Three contenders in particular stand out. Kentucky Derby winner Orb is back for his first race since June. Orb followed his impressive run at Churchill Downs with disappointing efforts in the Preakness and Belmont, after which he was shipped to the bucolic European-style Fair Hill training center in Maryland for some badly needed rest. He has returned 80 pounds heavier and is again drawing rave reviews for his workout times. Belmont winner Palace Malice is here as well. The Todd Pletcher-trained colt followed his big win on Long Island with an equally impressive run to victory at the Jim Dandy Stakes here at Saratoga last month. Then there is Verrazano, the 2-1 morning line favorite. A bad outing at the Derby last May is the only blemish on the 2013 record of this 3-year old, whose six victories include the Wood Memorial and the Haskell Invitational. The presence of three legitimate contenders for 3-year old Horse of the Year honors has led the track’s marketing department to trumpet this Travers as the “Showdown at the Spa.”

We settle into lawn chairs in a spot in the picnic area that will go from shade to sun and back to shade as the day wears on. Nearby is one of the numerous television monitors placed throughout the grounds from which we can see the odds and, if we don’t feel like moving, watch the races. For most though we make our way through the milling crowd to trackside. I watch the first race standing on one of the many benches on the concrete apron in front of the grandstand. For the second I am in a prime position in the first row of spectators at the fence as the field thunders by down the stretch. Eventually we figure out that given the crowd the easiest way to obtain a good view is to climb to the second floor and watch from the back of the clubhouse reserved seating.

As morning turns to afternoon and the races are run it is generally a good day for favorites. Time and time again as results become official and the payouts are posted on the electronic tote board in the infield, the punters who are holding winning tickets are making only a modest return on their successful wagers. The ninth race is the 88th running of The Test, a Grade I race that is the first of four successive graded stakes leading up to the Travers. Consistent with the day, the morning line favorite Sweet Lulu leads the three-year old fillies across the finish line to claim the winner’s share of the $500,000 purse. Next is the $250,000 Grade II Ketel One Ballston Spa, and jockey Jose Lezcano guides Laughing to another short money win on the Inner Turf Track.

But in what could later be seen as a sign of things to come, the 29th running of the Foxwoods Kings Bishop Stakes has an unexpected outcome. Capo Bastone, sent off at 28-1 and trailing the field down the back stretch, swings three wide on the far turn and charges down the lane to win the $500,000 Grade I race by two lengths. And so the moment arrives.
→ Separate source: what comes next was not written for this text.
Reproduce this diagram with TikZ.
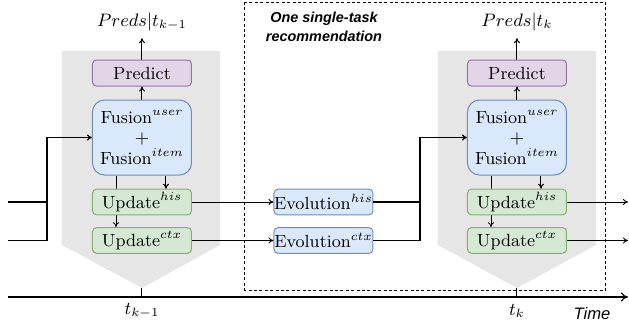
\documentclass[tikz,border=0pt]{standalone}
\usepackage{amsmath}
\usepackage{fontspec}
\newfontfamily\arialfont{Liberation Sans}
\usepackage{tikz}
\usetikzlibrary{arrows.meta,backgrounds}
\definecolor{greyband}{HTML}{E6E6E6}
\definecolor{purpfill}{HTML}{E1D5E7}
\definecolor{purpline}{HTML}{9673A6}
\definecolor{bluefill}{HTML}{DAE8FC}
\definecolor{blueline}{HTML}{6C8EBF}
\definecolor{greenfill}{HTML}{D5E8D4}
\definecolor{greenline}{HTML}{82B366}
\tikzset{every picture/.style={line width=0.5pt},
  boxtext/.style={font=\fontsize{8.8}{9.4}\selectfont, inner sep=0pt, minimum width=49.5pt},
  predbox/.style={boxtext, draw=purpline, fill=purpfill, rounded corners=2pt, minimum height=13pt},
  fusbox/.style={boxtext, draw=blueline, fill=bluefill, rounded corners=6pt, minimum height=37.5pt, align=center},
  updbox/.style={boxtext, draw=greenline, fill=greenfill, rounded corners=2pt, minimum height=12.8pt},
  evobox/.style={boxtext, draw=blueline, fill=bluefill, rounded corners=2pt, minimum height=12.8pt},
  arr/.style={-{To[length=2.5pt,width=3pt]}},
  joinline/.style={line width=0.65pt},
}

\begin{document}
\begin{tikzpicture}[x=0.5pt,y=0.5pt,yscale=-1,xscale=1]
		\useasboundingbox (0,0) rectangle (629,327);
		
		%Shape: dashed frame
		\draw[dash pattern=on 1.5pt off 1.2pt] (245,2) rectangle (606,290) ;
		
		% Text Node
		\node[font=\arialfont\bfseries\itshape\fontsize{7.2}{9.6}\selectfont, align=center] (title) at (324,27) {One single-task\\recommendation};
		
		%Left step
		\node[predbox] (predL) at (142,73) {Predict};
		\node[fusbox] (fusL) at (142,137.5) {Fusion$^{user}$\\[1pt]$+$\\[1pt]Fusion$^{item}$};
		\node[updbox] (updHisL) at (142,202) {Update$^{his}$};
		\node[updbox] (updCtxL) at (142,240.5) {Update$^{ctx}$};
		\node[font=\fontsize{8.8}{10}\selectfont] (predsL) at (142,22) {$Preds|t_{k-1}$};
		
		%Middle evolution
		\node[evobox] (evoHis) at (323.5,202) {Evolution$^{his}$};
		\node[evobox] (evoCtx) at (323.5,240.5) {Evolution$^{ctx}$};
		
		%Right step
		\node[predbox] (predR) at (517,73) {Predict};
		\node[fusbox] (fusR) at (517,137.5) {Fusion$^{user}$\\[1pt]$+$\\[1pt]Fusion$^{item}$};
		\node[updbox] (updHisR) at (517,202) {Update$^{his}$};
		\node[updbox] (updCtxR) at (517,240.5) {Update$^{ctx}$};
		\node[font=\fontsize{8.8}{10}\selectfont] (predsR) at (517,22) {$Preds|t_{k}$};
		
		%Free ends
		\coordinate (inHis) at (8,202);
		\coordinate (inCtx) at (8,240.5);
		\coordinate (joinL) at (47,137.5);
		\coordinate (joinR) at (420,137.5);
		\coordinate (outHis) at (628,202);
		\coordinate (outCtx) at (628,240.5);
		\coordinate (axisL) at (8,297);
		\coordinate (axisR) at (628,297);
		\coordinate (tipL) at (142,288);
		\coordinate (tipR) at (517,288);
		
		%Grey bands and the lines behind the update boxes
		\begin{scope}[on background layer]
		\fill[greyband] (62,51) -- (220,51) -- (220,245) -- (tipL) -- (62,245) -- cycle ;
		\fill[greyband] (438,51) -- (596,51) -- (596,245) -- (tipR) -- (438,245) -- cycle ;
		\draw[arr] ([xshift=-13pt]fusL.south) -- ([xshift=-13pt]updCtxL.north) ;
		\draw[arr] ([xshift=-13pt]fusR.south) -- ([xshift=-13pt]updCtxR.north) ;
		\end{scope}
		
		%Straight Lines
		\draw[arr] (predL) -- (predsL) ;
		\draw[arr] (fusL) -- (predL) ;
		\draw[arr] ([xshift=12pt]fusL.south) -- ([xshift=12pt]updHisL.north) ;
		\draw[arr] (predR) -- (predsR) ;
		\draw[arr] (fusR) -- (predR) ;
		\draw[arr] ([xshift=12pt]fusR.south) -- ([xshift=12pt]updHisR.north) ;
		
		\draw[joinline] (inHis) -| (joinL) ;
		\draw[joinline, arr] (inCtx) -| (joinL) -- (fusL) ;
		\draw[arr] (updHisL) -- (evoHis) ;
		\draw[arr] (updCtxL) -- (evoCtx) ;
		\draw[joinline] (evoHis) -| (joinR) ;
		\draw[joinline, arr] (evoCtx) -| (joinR) -- (fusR) ;
		\draw[arr] (updHisR) -- (outHis) ;
		\draw[arr] (updCtxR) -- (outCtx) ;
		
		%Time axis
		\draw[line width=0.6pt, -{To[length=3.5pt,width=4.5pt]}] (axisL) -- (axisR) ;
		\draw (tipL) -- (tipL |- axisL) ;
		\draw (tipR) -- (tipR |- axisL) ;
		
		% Text Node
		\node[font=\fontsize{8.8}{10}\selectfont] (tkL) at (142,311) {$t_{k-1}$};
		\node[font=\fontsize{8.8}{10}\selectfont] (tkR) at (517,311) {$t_{k}$};
		\node[font=\arialfont\itshape\fontsize{8.3}{10}\selectfont] (timeLbl) at (592,314) {Time};
		
\end{tikzpicture}
\end{document}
Twin horns add some extra flourishes before sounding out the familiar notes of the call to post as the Travers Field takes to the track. There are shouts and cheers in equal measure for Orb, Palace Malice, and Verrazano, and the other six who will try for an upset have their supporters as well. The field trots up the front stretch to complete their warm ups, and the starting gate is wheeled into position at the eighth pole in front of the grandstand. As the horses return and begin to load a collective roar goes up from the assembly, and now everyone is standing in anticipation.
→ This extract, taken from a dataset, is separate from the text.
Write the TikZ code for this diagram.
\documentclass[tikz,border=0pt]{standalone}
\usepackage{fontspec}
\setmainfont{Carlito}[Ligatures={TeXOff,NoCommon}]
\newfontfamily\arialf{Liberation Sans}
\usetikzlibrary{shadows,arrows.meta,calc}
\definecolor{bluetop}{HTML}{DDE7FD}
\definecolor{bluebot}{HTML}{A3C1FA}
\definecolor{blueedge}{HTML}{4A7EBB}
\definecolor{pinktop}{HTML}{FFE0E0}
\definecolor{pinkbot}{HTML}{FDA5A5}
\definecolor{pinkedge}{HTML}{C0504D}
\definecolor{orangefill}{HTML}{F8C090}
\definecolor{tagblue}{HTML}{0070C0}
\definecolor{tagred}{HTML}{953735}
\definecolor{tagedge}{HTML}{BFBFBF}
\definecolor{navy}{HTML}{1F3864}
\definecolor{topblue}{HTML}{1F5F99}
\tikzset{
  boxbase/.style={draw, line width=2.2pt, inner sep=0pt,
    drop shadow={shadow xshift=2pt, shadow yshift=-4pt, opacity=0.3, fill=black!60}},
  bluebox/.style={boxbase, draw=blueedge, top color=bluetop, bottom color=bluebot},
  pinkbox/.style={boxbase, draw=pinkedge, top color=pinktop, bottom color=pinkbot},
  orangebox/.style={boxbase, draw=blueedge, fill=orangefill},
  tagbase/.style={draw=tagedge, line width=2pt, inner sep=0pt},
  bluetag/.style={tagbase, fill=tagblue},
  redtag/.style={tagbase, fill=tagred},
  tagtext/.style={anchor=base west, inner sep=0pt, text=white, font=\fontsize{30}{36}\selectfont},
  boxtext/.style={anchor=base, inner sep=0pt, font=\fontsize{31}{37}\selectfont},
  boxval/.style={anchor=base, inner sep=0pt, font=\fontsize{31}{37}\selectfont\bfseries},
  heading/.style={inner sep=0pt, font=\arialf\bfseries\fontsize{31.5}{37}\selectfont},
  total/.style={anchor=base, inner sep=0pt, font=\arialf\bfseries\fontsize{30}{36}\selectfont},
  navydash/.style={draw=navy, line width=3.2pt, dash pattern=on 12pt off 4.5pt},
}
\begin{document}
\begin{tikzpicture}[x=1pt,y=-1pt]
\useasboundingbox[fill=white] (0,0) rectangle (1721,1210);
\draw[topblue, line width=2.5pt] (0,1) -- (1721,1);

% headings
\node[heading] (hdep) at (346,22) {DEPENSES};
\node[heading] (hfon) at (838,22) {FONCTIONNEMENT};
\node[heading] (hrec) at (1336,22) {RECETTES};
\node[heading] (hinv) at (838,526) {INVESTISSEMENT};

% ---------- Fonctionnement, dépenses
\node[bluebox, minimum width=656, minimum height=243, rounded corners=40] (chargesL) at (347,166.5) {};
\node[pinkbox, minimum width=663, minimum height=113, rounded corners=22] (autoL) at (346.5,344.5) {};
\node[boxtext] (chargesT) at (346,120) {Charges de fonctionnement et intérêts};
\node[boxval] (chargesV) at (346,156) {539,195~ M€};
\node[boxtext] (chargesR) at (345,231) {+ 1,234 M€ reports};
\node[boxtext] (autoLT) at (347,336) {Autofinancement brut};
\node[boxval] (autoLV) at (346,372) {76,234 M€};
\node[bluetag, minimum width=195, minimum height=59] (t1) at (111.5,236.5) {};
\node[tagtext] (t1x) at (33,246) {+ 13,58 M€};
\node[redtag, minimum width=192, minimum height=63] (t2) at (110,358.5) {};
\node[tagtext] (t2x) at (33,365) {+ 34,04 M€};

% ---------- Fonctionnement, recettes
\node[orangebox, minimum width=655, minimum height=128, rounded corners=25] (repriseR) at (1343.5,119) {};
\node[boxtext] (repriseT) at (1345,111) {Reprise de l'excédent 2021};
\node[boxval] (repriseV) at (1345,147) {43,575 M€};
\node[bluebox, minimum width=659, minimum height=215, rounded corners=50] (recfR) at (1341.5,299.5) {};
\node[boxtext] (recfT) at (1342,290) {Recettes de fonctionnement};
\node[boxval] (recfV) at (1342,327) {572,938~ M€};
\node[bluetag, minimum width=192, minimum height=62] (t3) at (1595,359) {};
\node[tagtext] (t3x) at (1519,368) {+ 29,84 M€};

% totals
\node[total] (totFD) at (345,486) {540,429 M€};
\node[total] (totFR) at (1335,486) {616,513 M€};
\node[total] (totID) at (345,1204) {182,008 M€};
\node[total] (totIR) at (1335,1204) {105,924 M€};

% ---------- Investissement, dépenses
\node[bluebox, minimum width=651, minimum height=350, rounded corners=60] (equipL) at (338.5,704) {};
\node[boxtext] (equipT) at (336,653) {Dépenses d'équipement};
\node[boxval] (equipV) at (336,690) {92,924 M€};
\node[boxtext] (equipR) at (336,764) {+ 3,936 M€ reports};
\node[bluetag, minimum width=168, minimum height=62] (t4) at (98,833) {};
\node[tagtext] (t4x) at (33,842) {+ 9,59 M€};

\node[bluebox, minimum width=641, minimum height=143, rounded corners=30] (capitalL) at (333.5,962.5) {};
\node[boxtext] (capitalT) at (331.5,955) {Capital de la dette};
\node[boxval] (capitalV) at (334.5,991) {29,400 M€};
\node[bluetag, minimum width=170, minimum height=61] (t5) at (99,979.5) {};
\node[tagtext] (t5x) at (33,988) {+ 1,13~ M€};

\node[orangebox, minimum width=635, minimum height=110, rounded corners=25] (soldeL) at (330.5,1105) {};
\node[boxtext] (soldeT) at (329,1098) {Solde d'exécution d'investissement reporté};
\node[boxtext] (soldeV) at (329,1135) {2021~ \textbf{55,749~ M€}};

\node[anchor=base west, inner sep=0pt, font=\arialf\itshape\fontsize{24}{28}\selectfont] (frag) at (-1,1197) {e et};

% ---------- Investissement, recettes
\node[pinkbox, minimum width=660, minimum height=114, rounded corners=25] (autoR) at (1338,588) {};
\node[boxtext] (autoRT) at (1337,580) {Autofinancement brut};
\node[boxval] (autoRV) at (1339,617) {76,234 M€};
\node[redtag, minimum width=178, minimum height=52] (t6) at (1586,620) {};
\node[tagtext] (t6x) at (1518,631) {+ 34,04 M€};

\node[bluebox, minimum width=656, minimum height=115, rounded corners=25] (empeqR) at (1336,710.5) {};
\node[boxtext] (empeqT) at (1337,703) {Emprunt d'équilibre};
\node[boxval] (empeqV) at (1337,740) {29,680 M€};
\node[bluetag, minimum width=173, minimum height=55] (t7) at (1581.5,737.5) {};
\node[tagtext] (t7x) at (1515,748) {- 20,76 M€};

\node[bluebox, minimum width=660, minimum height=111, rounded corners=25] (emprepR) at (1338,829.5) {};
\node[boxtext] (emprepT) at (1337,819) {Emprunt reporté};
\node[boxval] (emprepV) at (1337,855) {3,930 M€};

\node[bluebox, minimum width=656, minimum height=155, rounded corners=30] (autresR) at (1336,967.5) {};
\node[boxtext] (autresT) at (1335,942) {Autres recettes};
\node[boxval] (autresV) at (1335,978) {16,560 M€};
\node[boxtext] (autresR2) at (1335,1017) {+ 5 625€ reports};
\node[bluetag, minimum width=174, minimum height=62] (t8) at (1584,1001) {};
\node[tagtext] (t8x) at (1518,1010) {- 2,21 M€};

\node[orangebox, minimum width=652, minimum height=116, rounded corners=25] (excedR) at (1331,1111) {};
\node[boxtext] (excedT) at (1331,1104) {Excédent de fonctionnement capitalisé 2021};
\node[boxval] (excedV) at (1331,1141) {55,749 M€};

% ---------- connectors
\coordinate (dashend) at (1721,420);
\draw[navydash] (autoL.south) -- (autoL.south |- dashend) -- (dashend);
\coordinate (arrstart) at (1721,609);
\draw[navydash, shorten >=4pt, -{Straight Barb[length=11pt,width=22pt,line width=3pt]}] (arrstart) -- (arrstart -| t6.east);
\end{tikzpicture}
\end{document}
The roar redoubles as the gates open and the nine thoroughbreds spring into daylight. Palace Malice stumbles at the start, and will spend the rest of the race trying to make up ground. Into the lead is Moreno, a speed horse sent off at 31-1. Verrazano is third as they head into the first turn, but is forced three wide both there and then again as they swing onto the back stretch. The extra distance he is forced to run will prove fatal to his chances. Moreno remains the unlikely leader even as the horses move to the far turn. He only broke his maiden in June, on his eighth attempt as a three-year old. But the fractions are not especially fast, and the assumption that he will tire and be caught may be faulty.
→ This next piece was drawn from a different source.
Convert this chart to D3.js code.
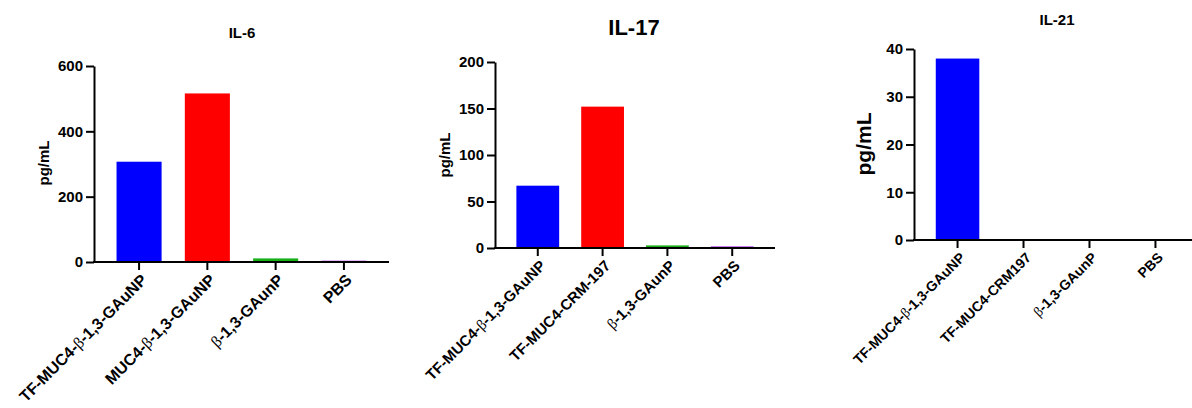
<!DOCTYPE html>
<html>
<head>
<meta charset="utf-8">
<script src="https://cdn.jsdelivr.net/npm/d3@7"></script>
<style>
  body { margin: 0; background: #fff; }
  svg { font-family: Arial, "Liberation Sans", sans-serif; }
</style>
</head>
<body>
<svg id="chart" width="1192" height="408"></svg>
<script>
// data
const il6Categories = ["TF-MUC4-β-1,3-GAuNP", "MUC4-β-1,3-GAuNP", "β-1,3-GAunP", "PBS"];
const il6Values = [307, 516, 11, 4];
const il6Ticks = [0, 200, 400, 600];

const il17Categories = ["TF-MUC4-β-1,3-GAuNP", "TF-MUC4-CRM-197", "β-1,3-GAunP", "PBS"];
const il17Values = [67, 152, 2.8, 1.7];
const il17Ticks = [0, 50, 100, 150, 200];

const il21Categories = ["TF-MUC4-β-1,3-GAuNP", "TF-MUC4-CRM197", "β-1,3-GAunP", "PBS"];
const il21Values = [38, 0, 0, 0];
const il21Ticks = [0, 10, 20, 30, 40];

const barColors = ["#0000ff", "#ff0000", "#17b017", "#a020f0"];

const svg = d3.select("#chart");

// one panel = one small bar chart
function drawPanel(p) {
  const g = svg.append("g");

  const x = d3.scaleBand()
    .domain(p.categories)
    .range([p.x0, p.x1])
    .paddingInner(0.34)
    .paddingOuter(0.33);

  const y = d3.scaleLinear()
    .domain([0, p.ticks[p.ticks.length - 1]])
    .range([p.y0, p.y1]);

  // bars
  g.selectAll("rect.bar")
    .data(p.values)
    .enter().append("rect")
    .attr("class", "bar")
    .attr("x", (d, i) => x(p.categories[i]))
    .attr("width", x.bandwidth())
    .attr("y", d => y(d))
    .attr("height", d => y(0) - y(d))
    .style("fill", (d, i) => barColors[i]);

  // y axis
  const yAxis = g.append("g")
    .attr("transform", `translate(${p.x0},0)`)
    .call(d3.axisLeft(y).tickValues(p.ticks).tickSize(8).tickPadding(3).tickSizeOuter(0));
  yAxis.select(".domain").attr("stroke", "#000").attr("stroke-width", 2);
  yAxis.selectAll(".tick line").attr("stroke", "#000").attr("stroke-width", 2);
  yAxis.selectAll(".tick text")
    .style("font-size", "15px")
    .style("font-weight", "bold")
    .style("font-family", "Arial, 'Liberation Sans', sans-serif")
    .attr("fill", "#000");

  // x axis
  const xAxis = g.append("g")
    .attr("transform", `translate(0,${p.y0})`)
    .call(d3.axisBottom(x).tickSize(8).tickSizeOuter(0).tickFormat(""));
  xAxis.select(".domain").attr("stroke", "#000").attr("stroke-width", 2)
    .attr("d", `M${p.x0 - 1},0H${p.x1}`);
  xAxis.selectAll(".tick line").attr("stroke", "#000").attr("stroke-width", 2);

  // rotated category labels, beta set in a serif face
  p.categories.forEach(function (c) {
    const cx = x(c) + x.bandwidth() / 2;
    const t = g.append("text")
      .attr("transform", `translate(${cx + 5},${p.y0 + 15}) rotate(-45)`)
      .attr("text-anchor", "end")
      .attr("dy", "0.35em")
      .style("font-size", p.labelSize + "px")
      .style("font-weight", "bold")
      .attr("fill", "#000");
    c.split(/(β)/).forEach(function (part) {
      if (!part) return;
      const s = t.append("tspan").text(part);
      if (part === "β") {
        s.style("font-family", "'Liberation Serif', 'DejaVu Serif', serif")
          .style("font-weight", "normal");
      }
    });
  });

  // title
  g.append("text")
    .attr("x", p.titleX)
    .attr("y", p.titleY)
    .attr("text-anchor", "middle")
    .style("font-size", p.titleSize + "px")
    .style("font-weight", "bold")
    .text(p.title);

  // y label
  g.append("text")
    .attr("transform", `translate(${p.ylabX},${p.ylabY}) rotate(-90)`)
    .attr("text-anchor", "middle")
    .style("font-size", p.ylabSize + "px")
    .style("font-weight", "bold")
    .text("pg/mL");
}

drawPanel({
  title: "IL-6", categories: il6Categories, values: il6Values, ticks: il6Ticks,
  x0: 94, x1: 389, y0: 262, y1: 66,
  labelSize: 16, titleSize: 15, titleX: 242, titleY: 38,
  ylabX: 49, ylabY: 163, ylabSize: 15
});

drawPanel({
  title: "IL-17", categories: il17Categories, values: il17Values, ticks: il17Ticks,
  x0: 495, x1: 775, y0: 248, y1: 62,
  labelSize: 15, titleSize: 22, titleX: 634, titleY: 35,
  ylabX: 450, ylabY: 155, ylabSize: 15
});

drawPanel({
  title: "IL-21", categories: il21Categories, values: il21Values, ticks: il21Ticks,
  x0: 914, x1: 1199, y0: 240, y1: 49,
  labelSize: 14, titleSize: 15, titleX: 1057, titleY: 25,
  ylabX: 871, ylabY: 144, ylabSize: 21
});
</script>
</body>
</html>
Now they are turning for home, and every fan is screaming for their choice to seize the day. There on the inside is Orb, making his move at last. In mid-stretch he puts his head in front, and for a moment one recalls the greatness that seemed promised back in May. But the long shot will not yield, and the Kentucky Derby winner has fired his best shot. Suddenly, for all eyes have been on the battle between Moreno and Orb, another horse flashes into view. Closing ground with each stride, Will Take Charge is surging to the fore. Sent off as the fourth choice behind the three stars, the D. Wayne Lukas entry is now even with Moreno. Side by side the two come to the line, and at the last moment Will Take Charge puts a nose in front to claim the Travers. Orb is third, Palace Malice fourth, while a tired Verrazano beats just two horses.

Add handicapper to the many talents of my long-time friend, for before we can depart we must stop at a betting window so he can cash his winning ticket. Then it’s another taxi ride with an aggressively voluble driver, and soon we are back in the air. The sun is setting and the horizon is losing definition as we retrace our morning route. The Cessna settles onto the runway in Concord just as the western horizon blazes with the last light of day. Out there in the direction of Saratoga, nicknamed the Spa but also known as the Graveyard of Champions. Man O’War lost his only race in 21 starts there. Secretariat won the Triple Crown in 1973, but lost later that year to Onion at the old-time track in upstate New York. Many Travers ago, Gallant Fox was beaten by a 100-1 long shot in 1930, a result stunning enough to name a stakes race after winner Jim Dandy. On Saturday, at a place lost in time, three more champions came to rue their visit to the Spa.